Oswego State, under the leadership of President Stanley, has been a leading light among colleges and universities in New York State and in the country in this effort. Being one of the charter members of the 675 schools in the American College & University Presidents' Climate Commitment (ACUPCC) it has committed to become climate neutral and sustainable in operations, provide the educated workforce and help the City of Oswego and the surrounding region improve economically and socially as well as deal with the rapid environmental challenges that are becoming more evident daily - witness Hurricane Sandy, wildfires and drought across the country and the devastating floods in Colorado. (There are 53 ACUPCC members in NY State; 17 in the SUNY system.)
The Shineman Center is an important early prototype of how we must renovate the 75% of existing buildings that will still be in existence in 40 years and how we must build all new buildings. Not just because of the health, environmental and productivity attributes for students and faculty which are critical. It is also because the building will greatly enhance the kind of transdisciplinary and cross-sectoral learning community that President Stanley and many other leaders in higher education, business and communities deem to be essential.

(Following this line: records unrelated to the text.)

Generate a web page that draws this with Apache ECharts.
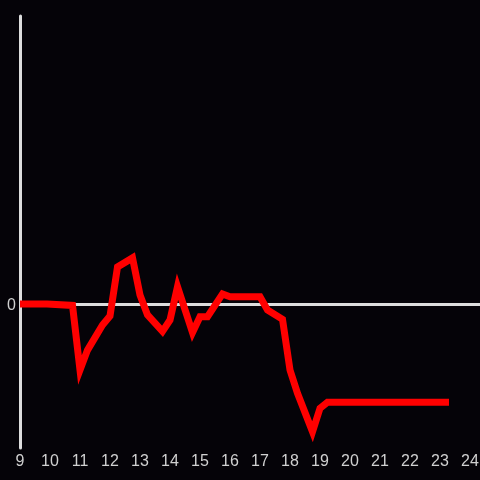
<!DOCTYPE html>
<html><head><meta charset="utf-8">
<script src="https://cdn.jsdelivr.net/npm/echarts@6/dist/echarts.min.js"></script>
<style>html,body{margin:0;padding:0;background:#050308;}#c{width:480px;height:480px;}</style>
</head><body><div id="c"></div>
<script>
const hours = [9.0, 9.9, 10.75, 11.0, 11.25, 11.75, 12.0, 12.25, 12.75, 13.0, 13.25, 13.75, 14.0, 14.25, 14.75, 15.0, 15.25, 15.75, 16.0, 17.0, 17.25, 17.75, 18.0, 18.25, 18.75, 19.0, 19.25, 23.3];
const values = [0, 0, -0.01, -0.458, -0.32, -0.146, -0.083, 0.257, 0.32, 0.0625, -0.076, -0.19, -0.111, 0.12, -0.198, -0.088, -0.088, 0.07, 0.05, 0.05, -0.042, -0.106, -0.458, -0.62, -0.887, -0.724, -0.683, -0.683];
const xTicks = [9,10,11,12,13,14,15,16,17,18,19,20,21,22,23,24];
const yTickShown = [0];

const chart = echarts.init(document.getElementById('c'), null, {renderer:'canvas'});
chart.setOption({
  backgroundColor: '#050308',
  animation: false,
  grid: {left: 20, right: 0, top: 16, bottom: 32, containLabel: false, outerBoundsMode: 'none'},
  xAxis: {
    type: 'value', min: 9, max: 24.333, interval: 1,
    axisLine: {show: false}, axisTick: {show: false}, splitLine: {show: false},
    axisLabel: {color: '#d0d0d0', fontSize: 16, fontFamily: 'Liberation Sans', margin: 6,
      hideOverlap: false,
      formatter: v => xTicks.includes(v) ? String(v) : ''}
  },
  yAxis: {
    type: 'value', min: -1, max: 2, interval: 1,
    axisLine: {show: true, lineStyle: {color: '#dddddd', width: 3}},
    axisTick: {show: false}, splitLine: {show: false},
    axisLabel: {color: '#d0d0d0', fontSize: 16, fontFamily: 'Liberation Sans', margin: 4,
      rich: {a: {color: '#d0d0d0', fontSize: 16, fontFamily: 'Liberation Sans', padding: [4, 0, 0, 0]}},
      formatter: v => yTickShown.includes(v) ? '{a|' + v + '}' : ''}
  },
  series: [{
    type: 'line',
    data: hours.map((h, i) => [h, values[i]]),
    showSymbol: false,
    lineStyle: {color: '#ff0000', width: 7, join: 'miter'},
    itemStyle: {color: '#ff0000'},
    z: 3,
    markLine: {
      silent: true, symbol: 'none', label: {show: false},
      lineStyle: {color: '#dddddd', width: 3, type: 'solid'},
      data: [{yAxis: 0}],
      z: 1
    }
  }]
});
</script></body></html>
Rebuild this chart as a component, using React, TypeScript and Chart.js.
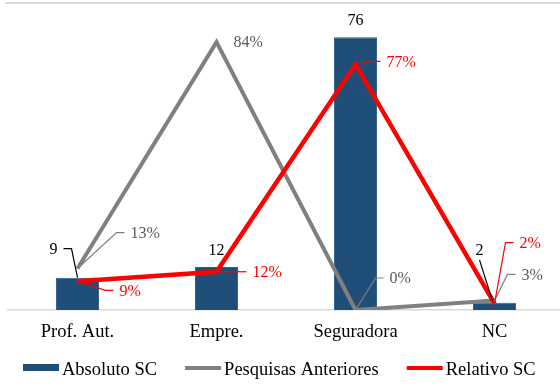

Can we do this? Yes, thousands of businesses and communities are heading down this path. As the old saying goes, "Necessity is the mother of invention". They cannot succeed without higher education, the anchor institutions for social, community and economic development as a full partner in anticipating and informing society of the challenges we face, finding and modeling solutions. Higher education is the primary secular sector in society designed with a long-term focus. It is the only one with the ability to provide the knowledge and skills that all today's and tomorrow's businesses, government and professionals - architects, engineers, attorneys, business leaders, scientists, urban planners, policy analysts, cultural and spiritual leaders, health professionals, teachers, journalists, advocates, activists, and politicians - will need on a broad scale. What we must do is make the seemingly impractical or impossible inevitable as we have done so many times in society - witness the elimination of many infectious diseases, modern medicine, space travel and improving human rights among many human achievements. The unprecedented challenge we now face provides the greatest opportunity that higher education has ever had to demonstrate its crucial and ever-growing importance to society, especially in a time where higher education is under pressure because of accessibility and affordability issues. If we don't who will? It is not likely to be the government with its 2, 4 and 6 year election cycles, nor business with its focus on quarterly earnings. It is we in higher education that must lead the way as we have in providing the education, research and community outreach which has made modern life possible to date.
Thank you, President Stanley for your vision, leadership and commitment and to the entire Oswego State and greater Oswego community for your commitment to creating a healthy, just and sustainable society for all current and future generations - it is deeply moving and inspiring.